_WORK TO BE COMPLETED_:
All of the data that follows should be retyped exactly, please, except the pictures.
+---+
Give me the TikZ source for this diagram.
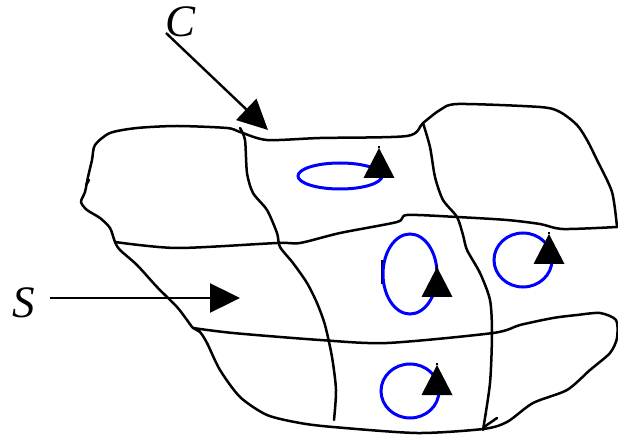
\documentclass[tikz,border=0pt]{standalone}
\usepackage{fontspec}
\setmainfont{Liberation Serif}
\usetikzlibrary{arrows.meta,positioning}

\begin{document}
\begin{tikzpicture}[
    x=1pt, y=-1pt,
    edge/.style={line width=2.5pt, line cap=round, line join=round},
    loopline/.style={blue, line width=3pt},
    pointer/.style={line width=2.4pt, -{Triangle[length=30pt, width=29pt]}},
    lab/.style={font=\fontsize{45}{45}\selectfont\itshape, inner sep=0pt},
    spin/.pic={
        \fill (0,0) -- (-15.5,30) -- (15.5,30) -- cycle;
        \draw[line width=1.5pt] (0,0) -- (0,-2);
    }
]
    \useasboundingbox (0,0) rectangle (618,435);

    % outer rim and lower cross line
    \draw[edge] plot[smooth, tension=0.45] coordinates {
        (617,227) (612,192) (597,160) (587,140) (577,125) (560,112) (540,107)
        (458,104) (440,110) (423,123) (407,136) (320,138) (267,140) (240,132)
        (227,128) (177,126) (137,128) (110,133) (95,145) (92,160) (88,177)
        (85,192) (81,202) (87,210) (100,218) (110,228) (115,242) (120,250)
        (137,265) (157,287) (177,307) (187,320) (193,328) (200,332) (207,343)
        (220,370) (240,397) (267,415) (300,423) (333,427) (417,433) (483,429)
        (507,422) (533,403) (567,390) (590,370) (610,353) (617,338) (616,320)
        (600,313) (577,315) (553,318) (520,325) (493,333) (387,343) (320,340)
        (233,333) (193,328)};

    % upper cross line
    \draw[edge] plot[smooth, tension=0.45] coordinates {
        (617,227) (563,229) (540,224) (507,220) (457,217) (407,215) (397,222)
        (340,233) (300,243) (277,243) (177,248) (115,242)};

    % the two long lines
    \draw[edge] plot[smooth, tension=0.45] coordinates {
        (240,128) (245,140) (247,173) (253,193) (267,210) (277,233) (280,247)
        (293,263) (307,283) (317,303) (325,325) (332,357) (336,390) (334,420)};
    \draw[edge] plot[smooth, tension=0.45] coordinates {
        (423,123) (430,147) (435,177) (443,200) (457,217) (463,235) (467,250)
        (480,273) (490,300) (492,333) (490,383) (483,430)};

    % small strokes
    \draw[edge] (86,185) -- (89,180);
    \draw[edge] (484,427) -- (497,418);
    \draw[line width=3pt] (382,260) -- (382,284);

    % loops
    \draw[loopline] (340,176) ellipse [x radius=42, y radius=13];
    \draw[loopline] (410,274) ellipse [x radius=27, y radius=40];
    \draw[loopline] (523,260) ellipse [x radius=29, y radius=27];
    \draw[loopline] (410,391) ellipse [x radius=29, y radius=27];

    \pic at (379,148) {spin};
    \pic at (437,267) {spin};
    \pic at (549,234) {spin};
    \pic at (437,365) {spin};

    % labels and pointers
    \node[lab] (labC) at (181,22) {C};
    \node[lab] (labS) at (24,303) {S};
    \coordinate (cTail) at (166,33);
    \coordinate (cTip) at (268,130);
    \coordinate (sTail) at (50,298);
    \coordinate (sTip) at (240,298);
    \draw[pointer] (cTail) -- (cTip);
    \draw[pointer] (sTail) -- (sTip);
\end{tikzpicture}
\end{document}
+---+
_REPLY TO THE TASK_:
Give me the TikZ source for this diagram.
\documentclass[tikz,border=0pt]{standalone}
\usepackage{fontspec}
\setmainfont{Liberation Serif}
\usetikzlibrary{arrows.meta,positioning}

\begin{document}
\begin{tikzpicture}[
    x=1pt, y=-1pt,
    edge/.style={line width=2.5pt, line cap=round, line join=round},
    loopline/.style={blue, line width=3pt},
    pointer/.style={line width=2.4pt, -{Triangle[length=30pt, width=29pt]}},
    lab/.style={font=\fontsize{45}{45}\selectfont\itshape, inner sep=0pt},
    spin/.pic={
        \fill (0,0) -- (-15.5,30) -- (15.5,30) -- cycle;
        \draw[line width=1.5pt] (0,0) -- (0,-2);
    }
]
    \useasboundingbox (0,0) rectangle (618,435);

    % outer rim and lower cross line
    \draw[edge] plot[smooth, tension=0.45] coordinates {
        (617,227) (612,192) (597,160) (587,140) (577,125) (560,112) (540,107)
        (458,104) (440,110) (423,123) (407,136) (320,138) (267,140) (240,132)
        (227,128) (177,126) (137,128) (110,133) (95,145) (92,160) (88,177)
        (85,192) (81,202) (87,210) (100,218) (110,228) (115,242) (120,250)
        (137,265) (157,287) (177,307) (187,320) (193,328) (200,332) (207,343)
        (220,370) (240,397) (267,415) (300,423) (333,427) (417,433) (483,429)
        (507,422) (533,403) (567,390) (590,370) (610,353) (617,338) (616,320)
        (600,313) (577,315) (553,318) (520,325) (493,333) (387,343) (320,340)
        (233,333) (193,328)};

    % upper cross line
    \draw[edge] plot[smooth, tension=0.45] coordinates {
        (617,227) (563,229) (540,224) (507,220) (457,217) (407,215) (397,222)
        (340,233) (300,243) (277,243) (177,248) (115,242)};

    % the two long lines
    \draw[edge] plot[smooth, tension=0.45] coordinates {
        (240,128) (245,140) (247,173) (253,193) (267,210) (277,233) (280,247)
        (293,263) (307,283) (317,303) (325,325) (332,357) (336,390) (334,420)};
    \draw[edge] plot[smooth, tension=0.45] coordinates {
        (423,123) (430,147) (435,177) (443,200) (457,217) (463,235) (467,250)
        (480,273) (490,300) (492,333) (490,383) (483,430)};

    % small strokes
    \draw[edge] (86,185) -- (89,180);
    \draw[edge] (484,427) -- (497,418);
    \draw[line width=3pt] (382,260) -- (382,284);

    % loops
    \draw[loopline] (340,176) ellipse [x radius=42, y radius=13];
    \draw[loopline] (410,274) ellipse [x radius=27, y radius=40];
    \draw[loopline] (523,260) ellipse [x radius=29, y radius=27];
    \draw[loopline] (410,391) ellipse [x radius=29, y radius=27];

    \pic at (379,148) {spin};
    \pic at (437,267) {spin};
    \pic at (549,234) {spin};
    \pic at (437,365) {spin};

    % labels and pointers
    \node[lab] (labC) at (181,22) {C};
    \node[lab] (labS) at (24,303) {S};
    \coordinate (cTail) at (166,33);
    \coordinate (cTip) at (268,130);
    \coordinate (sTail) at (50,298);
    \coordinate (sTip) at (240,298);
    \draw[pointer] (cTail) -- (cTip);
    \draw[pointer] (sTail) -- (sTip);
\end{tikzpicture}
\end{document}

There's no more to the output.